The National Treasury is surprised by media reports of Tegeta “warning” and threatening to interdict the department should it release a report into its investigation of Eskom’s coal contracts.
National Treasury has also noted with concern the statement issued by Eskom on Sunday 28 August 2016 suggesting that it has been co-operating with the process of reviews of the coal contracts. The National Treasury would like to categorically state that, its efforts have met resistance.
Since April, the National Treasury has made several attempts to get information from Eskom including:
Sending a report to the Eskom Chief Executive Officer, Mr.
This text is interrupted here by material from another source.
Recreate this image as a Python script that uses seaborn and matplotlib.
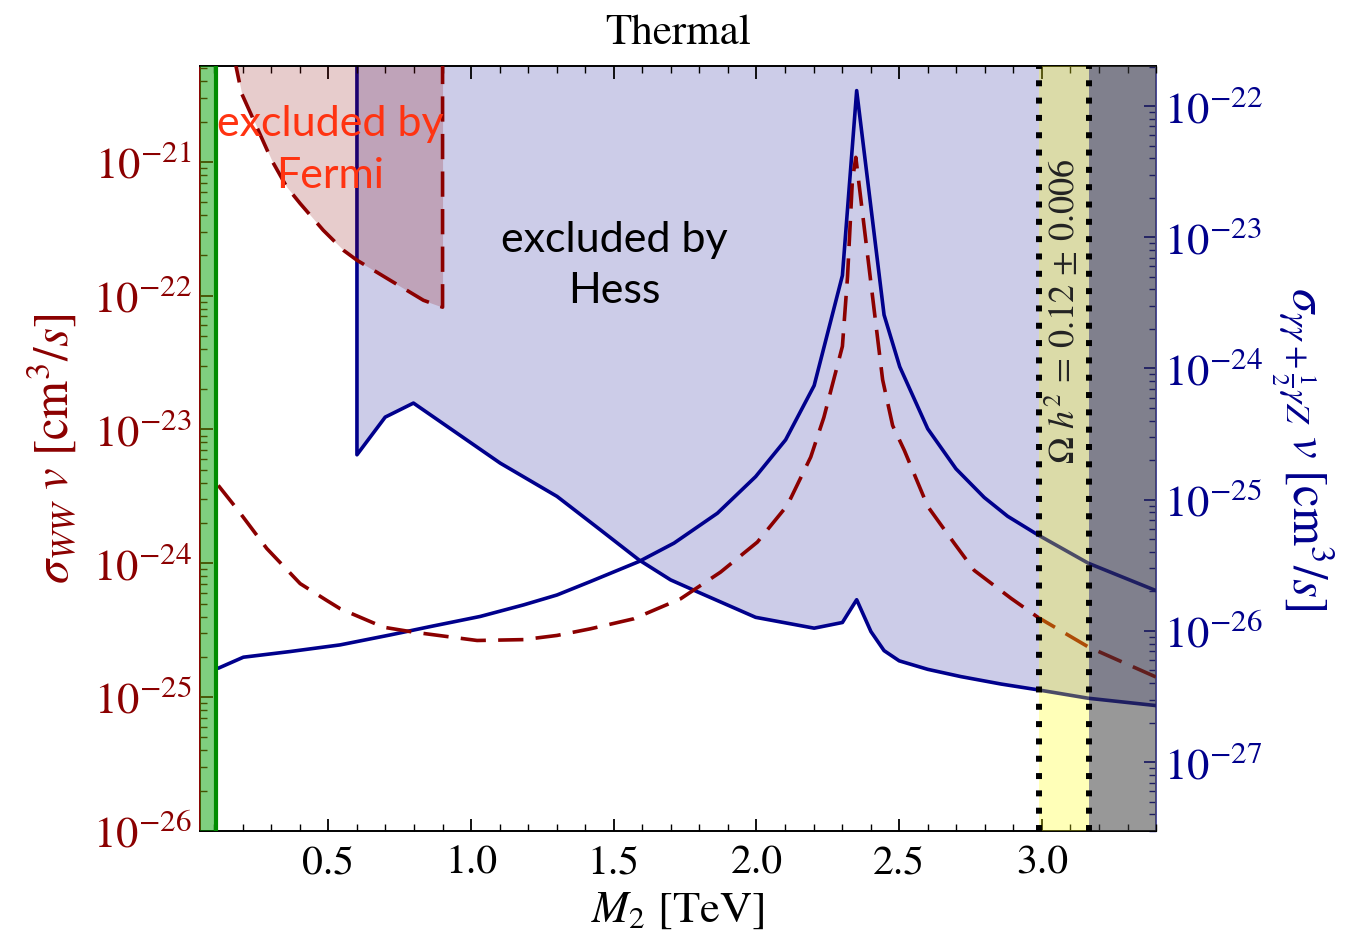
import numpy as np
import pandas as pd
import matplotlib
matplotlib.use("Agg")
import matplotlib.pyplot as plt
import seaborn as sns
from matplotlib.ticker import LogLocator, MultipleLocator, NullFormatter, FormatStrFormatter, FixedLocator

# ---------------- data ----------------
# sigma_WW v (left axis), dashed dark red
ww_mass = [0.114, 0.184, 0.284, 0.401, 0.494, 0.541, 0.693, 0.798, 1.021, 1.184, 1.301,
           1.418, 1.570, 1.734, 1.874, 2.003, 2.108, 2.190, 2.236, 2.301, 2.319, 2.336,
           2.348, 2.377, 2.412, 2.442, 2.477, 2.518, 2.600, 2.693, 2.763, 2.892, 2.986,
           3.163, 3.401]
ww_sigma = [3.82e-24, 2.48e-24, 1.29e-24, 7.05e-25, 5.28e-25, 4.58e-25, 3.33e-25, 3.06e-25,
            2.65e-25, 2.69e-25, 2.89e-25, 3.24e-25, 3.85e-25, 5.43e-25, 8.59e-25, 1.44e-24,
            2.71e-24, 6.22e-24, 1.23e-23, 4.18e-23, 1.39e-22, 7.28e-22, 1.08e-21, 3.30e-22,
            7.91e-23, 2.35e-23, 1.07e-23, 6.98e-24, 2.66e-24, 1.41e-24, 8.85e-25, 5.47e-25,
            3.95e-25, 2.37e-25, 1.41e-25]

# sigma_(gg + 1/2 gZ) v (right axis), solid navy
gg_mass = [0.114, 0.202, 0.366, 0.541, 0.717, 0.857, 1.032, 1.184, 1.301, 1.418, 1.588,
           1.711, 1.863, 1.997, 2.102, 2.202, 2.301, 2.351, 2.447, 2.502, 2.600, 2.699,
           2.798, 2.880, 2.986, 3.163, 3.407]
gg_sigma = [5.20e-27, 6.31e-27, 6.97e-27, 7.83e-27, 9.33e-27, 1.08e-26, 1.29e-26, 1.58e-26,
            1.88e-26, 2.38e-26, 3.38e-26, 4.67e-26, 7.89e-26, 1.50e-25, 2.86e-25, 7.41e-25,
            5.11e-24, 1.31e-22, 2.56e-24, 1.03e-24, 3.47e-25, 1.72e-25, 1.04e-25, 7.48e-26,
            5.40e-26, 3.28e-26, 2.00e-26]

# HESS limit (right axis)
hess_mass = [0.6, 0.6, 0.699, 0.798, 1.102, 1.301, 1.453, 1.588, 1.699, 1.804, 1.997, 2.202,
             2.301, 2.351, 2.401, 2.447, 2.500, 2.600, 2.716, 2.857, 2.986, 3.163, 3.407]
hess_limit = [1e-21, 2.20e-25, 4.26e-25, 5.45e-25, 1.90e-25, 1.06e-25, 5.89e-26, 3.48e-26,
              2.45e-26, 1.94e-26, 1.27e-26, 1.05e-26, 1.16e-26, 1.73e-26, 9.89e-27, 7.08e-27,
              5.92e-27, 5.10e-27, 4.49e-27, 3.94e-27, 3.56e-27, 3.07e-27, 2.69e-27]

# Fermi limit (left axis)
fermi_mass = [0.17, 0.196, 0.249, 0.301, 0.354, 0.401, 0.482, 0.553, 0.600, 0.717, 0.833, 0.9, 0.9]
fermi_limit = [6.0e-21, 3.24e-21, 1.82e-21, 1.03e-21, 6.49e-22, 4.88e-22, 3.08e-22, 2.18e-22,
               1.84e-22, 1.30e-22, 9.23e-23, 8.2e-23, 6.0e-21]

lep_bound = 0.105           # green band edge
relic_band = (2.99, 3.165)  # Omega h^2 = 0.12 +- 0.006
x_range = (0.05, 3.40)
left_range = (1e-26, 10 ** -20.284)
right_range = (10 ** -27.524, 10 ** -21.695)

x_major = [0.5, 1.0, 1.5, 2.0, 2.5, 3.0]
left_major = [1e-26, 1e-25, 1e-24, 1e-23, 1e-22, 1e-21]
right_major = [1e-27, 1e-26, 1e-25, 1e-24, 1e-23, 1e-22]

# ---------------- style ----------------
sns.set_theme(style="ticks")
plt.rcParams["font.family"] = ["STIXGeneral", "DejaVu Serif"]
plt.rcParams["mathtext.fontset"] = "stix"

RED = "#8b0000"
NAVY = "#00008c"

fig = plt.figure(figsize=(13.54, 9.40), dpi=100)
ax = fig.add_axes([0.1477, 0.116, 0.7061, 0.8138])
ax2 = ax.twinx()
ax.set_zorder(ax2.get_zorder() + 1)
ax.patch.set_visible(False)

for a in (ax, ax2):
    a.set_yscale("log")
ax.set_xlim(*x_range)
ax.set_ylim(*left_range)
ax2.set_ylim(*right_range)

# ---------- right-axis content (behind) ----------
ax2.fill_between(hess_mass, hess_limit, 1e-20, color=NAVY, alpha=0.2, lw=0, zorder=1)
sns.lineplot(x=hess_mass, y=hess_limit, ax=ax2, color=NAVY, linewidth=2.6,
             sort=False, estimator=None, legend=False, zorder=3)
sns.lineplot(x=gg_mass, y=gg_sigma, ax=ax2, color=NAVY, linewidth=2.6,
             sort=False, estimator=None, legend=False, zorder=3)

# ---------- left-axis content (front) ----------
ax.fill_between(fermi_mass[:-1], fermi_limit[:-1], 1e-19, color=RED, alpha=0.2, lw=0, zorder=1)
sns.lineplot(x=fermi_mass, y=fermi_limit, ax=ax, color=RED, linewidth=2.6,
             linestyle=(0, (7, 3.4)), sort=False, estimator=None, legend=False, zorder=4)
sns.lineplot(x=ww_mass, y=ww_sigma, ax=ax, color=RED, linewidth=2.6,
             linestyle=(0, (7, 3.4)), sort=False, estimator=None, legend=False, zorder=4)

# overlays
ax.axvspan(x_range[0], lep_bound, color="#00a000", alpha=0.5, lw=0, zorder=10)
ax.axvline(lep_bound, color="#008c00", lw=3, zorder=11)
ax.axvspan(relic_band[0], relic_band[1], color="#ffff14", alpha=0.3, lw=0, zorder=10)
ax.axvspan(relic_band[1], x_range[1], color="#3b3b3b", alpha=0.52, lw=0, zorder=10)
for xv in relic_band:
    ax.axvline(xv, color="black", lw=4.3, linestyle=(0, (1, 1.9)), zorder=12)

# texts
ax.text(0.506, 1.22e-21, "excluded by\nFermi", color="#ff3311", fontsize=31,
        family=["Lato", "DejaVu Sans"], ha="center", va="center", linespacing=1.45, zorder=13)
ax.text(1.502, 1.68e-22, "excluded by\nHess", color="black", fontsize=31,
        family=["Lato", "DejaVu Sans"], ha="center", va="center", linespacing=1.45, zorder=13)
ax.text(3.08, 7.6e-23, r"$\Omega\ h^2\, =\, 0.12\, \pm\, 0.006$", color="#222222", fontsize=26,
        rotation=90, ha="center", va="center", zorder=13)

# ---------- axes cosmetics ----------
ax.xaxis.set_major_locator(FixedLocator(x_major))
ax.xaxis.set_minor_locator(MultipleLocator(0.1))
ax.xaxis.set_major_formatter(FormatStrFormatter("%.1f"))
ax.yaxis.set_major_locator(FixedLocator(left_major))
ax2.yaxis.set_major_locator(FixedLocator(right_major))
for a in (ax, ax2):
    a.yaxis.set_major_formatter(matplotlib.ticker.LogFormatterSciNotation())
    a.yaxis.set_minor_locator(LogLocator(base=10, subs=np.arange(2, 10), numticks=20))
    a.yaxis.set_minor_formatter(NullFormatter())

ax.tick_params(axis="x", which="both", direction="in", top=True, bottom=True,
               colors="black", labelsize=30, pad=10)
ax.tick_params(axis="x", which="major", length=9, width=1.3)
ax.tick_params(axis="x", which="minor", length=5, width=1.0)
ax.tick_params(axis="y", which="both", direction="in", left=True, right=False,
               colors=RED, labelsize=32, pad=6)
ax.tick_params(axis="y", which="major", length=9, width=1.3)
ax.tick_params(axis="y", which="minor", length=5, width=1.0)
ax2.tick_params(axis="y", which="both", direction="in", right=True, left=False,
                colors=NAVY, labelsize=32, pad=6)
ax2.tick_params(axis="y", which="major", length=9, width=1.3)
ax2.tick_params(axis="y", which="minor", length=5, width=1.0)

ax.spines["left"].set_color(RED)
ax.spines["top"].set_color("black")
ax.spines["bottom"].set_color("black")
ax.spines["right"].set_visible(False)
for s in ("left", "top", "bottom"):
    ax2.spines[s].set_visible(False)
ax2.spines["right"].set_color("#4a4a9a")
for a in (ax, ax2):
    for s in a.spines.values():
        s.set_linewidth(1.4)

ax.set_xlabel(r"$M_2$ [TeV]", fontsize=32, color="black", labelpad=6)
ax.set_ylabel(r"$\sigma_{WW}\ v\ \left[\mathrm{cm}^3/s\right]$", fontsize=35, color=RED, labelpad=10)
ax2.set_ylabel(r"$\sigma_{\gamma\gamma+\frac{1}{2}\gamma Z}\ v\ \left[\mathrm{cm}^3/s\right]$",
               fontsize=35, color=NAVY, rotation=270, labelpad=52)
ax.set_title("Thermal", fontsize=31, color="black", pad=16)

fig.savefig("out.png", dpi=100)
Brian Molefe and the Chairperson of the Board Mr Ben Ngubane and a request for comment on it.
Granting an extension that Eskom requested to provide the comments.
A request for Eskom to submit a system generated list of payments made to Tegeta and invoices received from Tegeta for the period 1 September 2015 to 30 April 2016.
A letter by National Treasury Director General Mr Lungisa Fuzile, requesting that Eskom withdraw its statement suggesting that “all the Tegeta coal contracts with Eskom have been extensively audited by various agencies, including National Treasury,” whilst clearly that was not the case.
Furthermore, Minister Pravin Gordhan escalated the matter to the Eskom Board Chair Mr Ngubane, raising concerns about advance payments made to Tegeta and failure to submit the information requested in relation to the matter.
To date, not only has Eskom failed to honour its undertaking to submit comments to Treasury’s report but it chosen to ignore correspondence and put all forms of hindrances.
It needs to be noted that, Section 217 (1) of the Constitution stipulates that for any goods or services contracted, public entities are required to use a system that is fair, equitable, transparent, competitive and cost effective. In addition, in line with section 54(1) of the Public Finance Management Act, the accounting authority for a public entity must submit to the relevant treasury or the Auditor-General such information, returns, documents, explanations and motivations as may be prescribed or as the relevant treasury or the Auditor-General may require.
The chapter 13 of the Constitution further mandates the National Treasury to ensure transparency, accountability and sound financial controls in the management of public finances. In line with section 6 of the Public Finance Management Act, the treasury is empowered to prescribe uniform treasury norms and standards and monitor the implementation of the Act, including any prescribed norms and standards.
It is Treasury’s view that a company or entity that is doing business with government and has nothing to hide should be transparent and welcome reviews of its dealings with the state. Members of the public also deserve to know how public finances are spent. It should therefore, concern all South Africans that there are efforts to block and undermine the reviews.
In the spirit of intergovernmental relations, National Treasury calls upon all state entities to practise and respect the principles contained in the chapter of the Constitution on co-operative governance.